Bringing in the smartest mind
Competition for the brightest tech minds is especially keen in places like Chattanooga, which has invested heavily in citywide broadband and incentives for entrepreneurs, and Nashville, where much of the venture capital money is pouring into health care technology.
“A lot of these companies are truly mobile, especially in the startup stage,” explains Gray Sasser, an attorney with Frost Brown Todd in Nashville who advises companies in the blockchain space.
“It’s three or four people, a computer and a server, and they don’t all have to be in the same location. To attract the business, you need to create more than just a regulatory framework. You’re also needing to build that community that would be attractive to technologically-minded companies.”

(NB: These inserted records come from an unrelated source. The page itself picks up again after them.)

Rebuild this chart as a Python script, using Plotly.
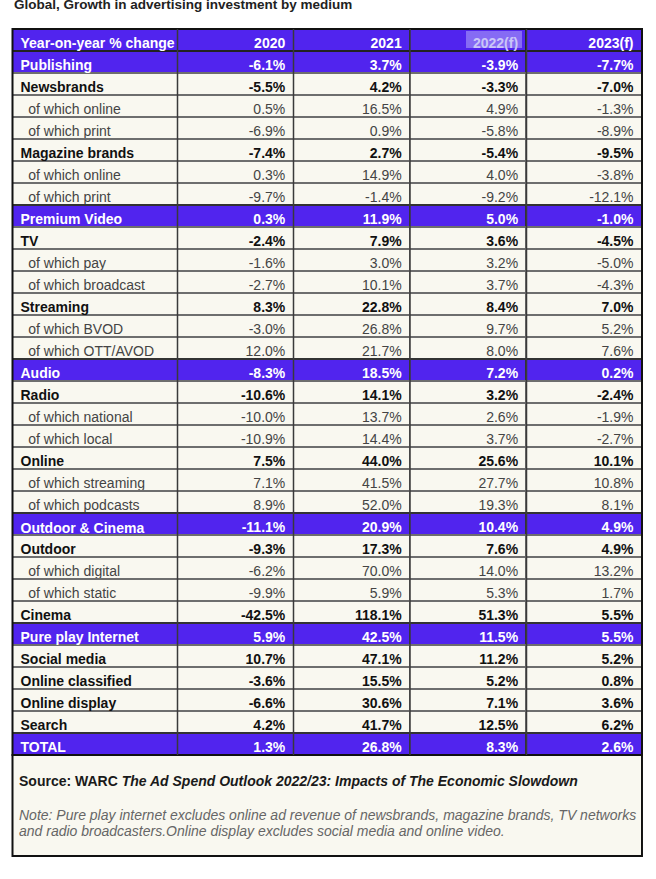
import plotly.graph_objects as go

# Global, Growth in advertising investment by medium (WARC)
W, H = 656, 879

header = ["Year-on-year % change", "2020", "2021", "2022(f)", "2023(f)"]

labels = [
    "Publishing", "Newsbrands", "of which online", "of which print",
    "Magazine brands", "of which online", "of which print",
    "Premium Video", "TV", "of which pay", "of which broadcast",
    "Streaming", "of which BVOD", "of which OTT/AVOD",
    "Audio", "Radio", "of which national", "of which local",
    "Online", "of which streaming", "of which podcasts",
    "Outdoor & Cinema", "Outdoor", "of which digital", "of which static", "Cinema",
    "Pure play Internet", "Social media", "Online classified", "Online display", "Search",
    "TOTAL",
]
# cat = purple section row, main = bold row, sub = "of which" row
kinds = [
    "cat", "main", "sub", "sub", "main", "sub", "sub",
    "cat", "main", "sub", "sub", "main", "sub", "sub",
    "cat", "main", "sub", "sub", "main", "sub", "sub",
    "cat", "main", "sub", "sub", "main",
    "cat", "main", "main", "main", "main",
    "cat",
]

y2020 = [-6.1, -5.5, 0.5, -6.9, -7.4, 0.3, -9.7,
         0.3, -2.4, -1.6, -2.7, 8.3, -3.0, 12.0,
         -8.3, -10.6, -10.0, -10.9, 7.5, 7.1, 8.9,
         -11.1, -9.3, -6.2, -9.9, -42.5,
         5.9, 10.7, -3.6, -6.6, 4.2,
         1.3]
y2021 = [3.7, 4.2, 16.5, 0.9, 2.7, 14.9, -1.4,
         11.9, 7.9, 3.0, 10.1, 22.8, 26.8, 21.7,
         18.5, 14.1, 13.7, 14.4, 44.0, 41.5, 52.0,
         20.9, 17.3, 70.0, 5.9, 118.1,
         42.5, 47.1, 15.5, 30.6, 41.7,
         26.8]
y2022 = [-3.9, -3.3, 4.9, -5.8, -5.4, 4.0, -9.2,
         5.0, 3.6, 3.2, 3.7, 8.4, 9.7, 8.0,
         7.2, 3.2, 2.6, 3.7, 25.6, 27.7, 19.3,
         10.4, 7.6, 14.0, 5.3, 51.3,
         11.5, 11.2, 5.2, 7.1, 12.5,
         8.3]
y2023 = [-7.7, -7.0, -1.3, -8.9, -9.5, -3.8, -12.1,
         -1.0, -4.5, -5.0, -4.3, 7.0, 5.2, 7.6,
         0.2, -2.4, -1.9, -2.7, 10.1, 10.8, 8.1,
         4.9, 4.9, 13.2, 1.7, 5.5,
         5.5, 5.2, 0.8, 3.6, 6.2,
         2.6]

PURPLE = "#5124ee"
CREAM = "#f9f8f0"
CLEAR = "rgba(0,0,0,0)"
NB = "\u00a0"
FONT = "Liberation Sans, Arial, sans-serif"
FS = 14


def nowrap(s):
    # plotly tables wrap (and grow rows) at plain spaces
    return s.replace(" ", NB)


col0 = [nowrap((NB * 2 + l) if k == "sub" else l) for l, k in zip(labels, kinds)]
cols = [col0] + [[f"{v:.1f}%" for v in vals] for vals in (y2020, y2021, y2022, y2023)]

# a table trace can't vary weight by row, so normal and bold text go in stacked tables;
# text with "&" makes plotly grow its row, so it gets a table of its own
has_amp = ["&" in t for t in col0]
sub_cols = [[t if k == "sub" else "" for t, k in zip(c, kinds)] for c in cols]
bold_cols = [[t if (k != "sub" and not (j == 0 and a)) else ""
              for t, k, a in zip(c, kinds, has_amp)] for j, c in enumerate(cols)]
amp_cols = [[t if a else "" for t, a in zip(col0, has_amp)]] + [[""] * len(col0)] * 4

fill = [PURPLE if k == "cat" else CREAM for k in kinds]
fcol = ["white" if k == "cat" else ("#111111" if k == "main" else "#444444") for k in kinds]
lcol = ["#333333" if k == "cat" else "#6e6e6e" for k in kinds]


def px_x(x):
    return x / W


def px_y(y):
    return 1 - y / H


left, right, top = 12.5, 642, 29
domain = dict(x=[px_x(left), px_x(right)], y=[px_y(875), px_y(top)])
widths = [165, 116, 116.5, 116.5, 115.5]
aligns = ["left", "right", "right", "right", "right"]

fig = go.Figure()
fig.add_trace(go.Table(
    domain=domain, columnwidth=widths,
    header=dict(
        values=[nowrap(h) for h in header],
        fill_color=PURPLE,
        font=dict(family=FONT, size=FS, weight="bold",
                  color=["white", "white", "white", "#cdc8f6", "white"]),
        align=aligns,
        line=dict(color="#222222", width=1.5),
        height=22,
    ),
    cells=dict(
        values=sub_cols,
        fill_color=[fill] * 5,
        font=dict(family=FONT, size=FS, color=[fcol] * 5),
        align=aligns,
        line=dict(color=[lcol] * 5, width=1.5),
        height=22,
    ),
))
fig.add_trace(go.Table(
    domain=domain, columnwidth=widths,
    header=dict(values=[""] * 5, fill_color=CLEAR,
                line=dict(color=CLEAR, width=0), height=22),
    cells=dict(
        values=bold_cols,
        fill_color=CLEAR,
        font=dict(family=FONT, size=FS, color=[fcol] * 5, weight="bold"),
        align=aligns,
        line=dict(color=CLEAR, width=0),
        height=22,
    ),
))
# grown row puts its text a few px lower, so lift this table a little
fig.add_trace(go.Table(
    domain=dict(x=domain["x"], y=[px_y(875), px_y(top - 1)]), columnwidth=widths,
    header=dict(values=[""] * 5, fill_color=CLEAR,
                line=dict(color=CLEAR, width=0), height=22),
    cells=dict(
        values=amp_cols,
        fill_color=CLEAR,
        font=dict(family=FONT, size=FS, color="white", weight="bold"),
        align=aligns,
        line=dict(color=CLEAR, width=0),
        height=22,
    ),
))

n_rows = len(labels) + 1
bottom = top + 22 * n_rows

shapes = [
    # selection highlight on "2022(f)"
    dict(type="rect", xref="paper", yref="paper", layer="above",
         x0=px_x(466), x1=px_x(522), y0=px_y(48), y1=px_y(31),
         fillcolor="rgba(200,195,250,0.45)", line_width=0),
    # table outer border
    dict(type="rect", xref="paper", yref="paper",
         x0=px_x(left), x1=px_x(right), y0=px_y(bottom), y1=px_y(top),
         line=dict(color="#111111", width=2)),
    # footer box
    dict(type="rect", xref="paper", yref="paper", layer="below",
         x0=px_x(left), x1=px_x(right), y0=px_y(856), y1=px_y(bottom),
         fillcolor=CREAM, line=dict(color="#111111", width=2)),
]
# darker column separators, as in the source
edge = left
for w in widths[:-1]:
    edge += w
    shapes.append(dict(type="line", xref="paper", yref="paper", layer="above",
                       x0=px_x(edge), x1=px_x(edge), y0=px_y(bottom), y1=px_y(top),
                       line=dict(color="#3a3a3a", width=1.5)))

annotations = [
    dict(text="<b>Global, Growth in advertising investment by medium</b>",
         x=px_x(12), y=px_y(14), xanchor="left", yanchor="bottom",
         font=dict(size=13.5, color="#222222")),
    dict(text="<b>Source: WARC <i>The Ad Spend Outlook 2022/23: Impacts of The Economic Slowdown</i></b>",
         x=px_x(17), y=px_y(781), xanchor="left", yanchor="middle",
         font=dict(size=FS, color="#1a1a1a")),
    dict(text="<i>Note: Pure play internet excludes online ad revenue of newsbrands, magazine brands, TV networks</i>",
         x=px_x(17), y=px_y(815), xanchor="left", yanchor="middle",
         font=dict(size=FS, color="#666666")),
    dict(text="<i>and radio broadcasters.Online display excludes social media and online video.</i>",
         x=px_x(17), y=px_y(831), xanchor="left", yanchor="middle",
         font=dict(size=FS, color="#666666")),
]
for a in annotations:
    a.update(xref="paper", yref="paper", showarrow=False)

fig.update_layout(
    width=W, height=H,
    margin=dict(l=0, r=0, t=0, b=0),
    paper_bgcolor="white",
    font=dict(family=FONT),
    shapes=shapes,
    annotations=annotations,
)

# drop the browser's default 8px body margin so the figure sits at the page corner
fig.write_html("out.html", config={"displayModeBar": False},
               post_script="document.body.style.margin='0';")
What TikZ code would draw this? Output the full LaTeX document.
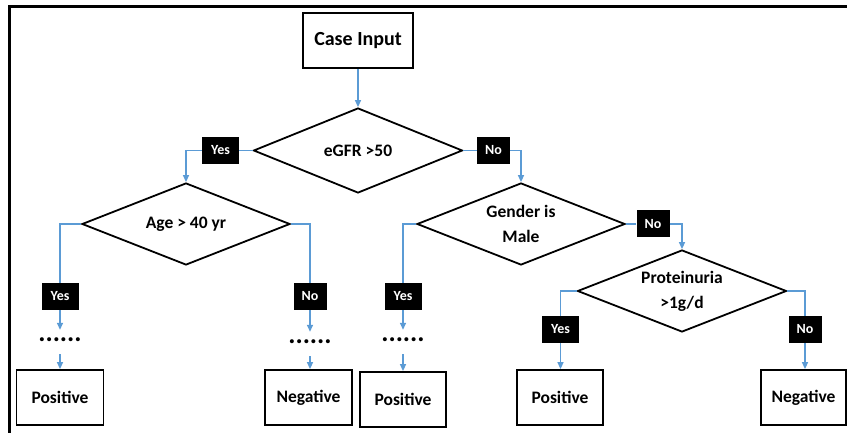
\documentclass[tikz,border=0pt]{standalone}
\usepackage{fontspec}
\setmainfont{Carlito}
\usetikzlibrary{shapes.geometric,arrows.meta}
\definecolor{lblue}{HTML}{5B9BD5}
\begin{document}
\begin{tikzpicture}[x=1pt,y=-1pt,
  box/.style={draw, line width=1.8pt, inner sep=0pt, minimum height=55pt,
    font=\fontsize{17.5}{21}\bfseries\selectfont},
  dec/.style={diamond, draw, line width=1.8pt, inner sep=0pt, aspect=2.5, align=center,
    font=\fontsize{17.5}{25}\bfseries\selectfont},
  lab/.style={fill=black, text=white, inner sep=0pt, minimum height=27pt,
    font=\fontsize{14}{16}\bfseries\selectfont},
  dotrow/.style={inner sep=0pt, text height=4pt, text depth=0pt,
    font=\fontsize{27}{30}\bfseries\selectfont},
  conn/.style={draw=lblue, line width=1.5pt},
  arr/.style={conn, -{Triangle[width=6pt,length=7pt]}}]
\useasboundingbox (0,0) rectangle (847,433);
% frame
\draw[line width=2.5pt] (9.5,433) -- (9.5,6.5) -- (847,6.5);
% main nodes
\node[box, minimum width=110pt, font=\fontsize{20}{24}\bfseries\selectfont] (ci) at (358,40.5) {Case Input};
\node[dec, minimum width=209pt, minimum height=85pt] (d1) at (358,150.5) {eGFR >50};
\node[dec, minimum width=208pt, minimum height=82pt] (d2) at (186,224) {Age > 40 yr};
\node[dec, minimum width=208pt, minimum height=82pt] (d3) at (521,224) {Gender is\\Male};
\node[dec, minimum width=209pt, minimum height=82pt] (d4) at (682,291) {Proteinuria\\>1g/d};
% labels
\node[lab, minimum width=37pt] (ly0) at (220.5,150.5) {Yes};
\node[lab, minimum width=33pt] (ln0) at (493.5,150.5) {No};
\node[lab, minimum width=37pt] (ly1) at (60,296.5) {Yes};
\node[lab, minimum width=33pt] (ln1) at (310,296.5) {No};
\node[lab, minimum width=37pt] (ly2) at (403,296.5) {Yes};
\node[lab, minimum width=33pt] (ln2) at (653,224) {No};
\node[lab, minimum width=37pt] (ly3) at (560.5,329.5) {Yes};
\node[lab, minimum width=33pt] (ln3) at (805,329.5) {No};
% dots
\node[dotrow] (t1) at (60,339) {......};
\node[dotrow] (t2) at (310,341) {......};
\node[dotrow] (t3) at (403,339) {......};
% leaves
\node[box, minimum width=87pt] (p1) at (60,397.5) {Positive};
\node[box, minimum width=87pt] (n1) at (308.5,397.5) {Negative};
\node[box, minimum width=86pt] (p2) at (403,399.5) {Positive};
\node[box, minimum width=86pt] (p3) at (560,397.5) {Positive};
\node[box, minimum width=85pt] (n2) at (803.5,397.5) {Negative};
% connectors
\draw[arr] (ci.south) -- (d1.north);
\draw[conn] (d1.west) -- (ly0.east);
\draw[arr] (ly0.west) -| (d2.north);
\draw[conn] (d1.east) -- (ln0.west);
\draw[arr] (ln0.east) -| (d3.north);
\draw[conn] (d2.west) -| (ly1.north);
\draw[conn] (d2.east) -| (ln1.north);
\draw[conn] (d3.west) -| (ly2.north);
\draw[conn] (d3.east) -- (ln2.west);
\draw[arr] (ln2.east) -| (d4.north);
\draw[conn] (d4.west) -| (ly3.north);
\draw[conn] (d4.east) -| (ln3.north);
\draw[arr, shorten >=7pt] (ly1.south) -- (t1.north);
\draw[arr, shorten <=13pt] (t1.south) -- (t1.south |- p1.north);
\draw[arr, shorten >=7pt] (ln1.south) -- (t2.north);
\draw[arr, shorten <=13pt] (t2.south) -- (t2.south |- n1.north);
\draw[arr, shorten >=7pt] (ly2.south) -- (t3.north);
\draw[arr, shorten <=13pt] (t3.south) -- (t3.south |- p2.north);
\draw[arr] (ly3.south) -- (ly3.south |- p3.north);
\draw[arr] (ln3.south) -- (ln3.south |- n2.north);
\end{tikzpicture}
\end{document}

That’s easier now that Nashville is on the radar of young people looking to leave larger cities.
Two years ago, the Nashville Blockchain Meetup group started with half a dozen people. Now it has 900 members, 200 of whom regularly attend the free and open monthly meetings. They include not only members of tech start-ups, but people from more established companies like Vanderbilt, Bridgestone and HCA.
“So, you’ve got to build some of your own but you’ve got to make something bright and shiny, and Nashville is doing its part in being a good place to come.”
But in the end, what creates the conditions for growth and brings the tech sector to Tennessee may be the same business-friendly, low-tax policies that have always attracted more traditional companies. Tennessee’s lack of income tax is an especially strong sell now that people can no longer deduct state income tax, Ward notes.
“The way that crypto assets are taxed, these are going to be big dollar decisions,” he adds.
“It’s cheaper for me to pick up my family and move to Tennessee, if I can find a good school in a good neighborhood to live in, than it would be to stay where I am. And so, Nashville, here we come.”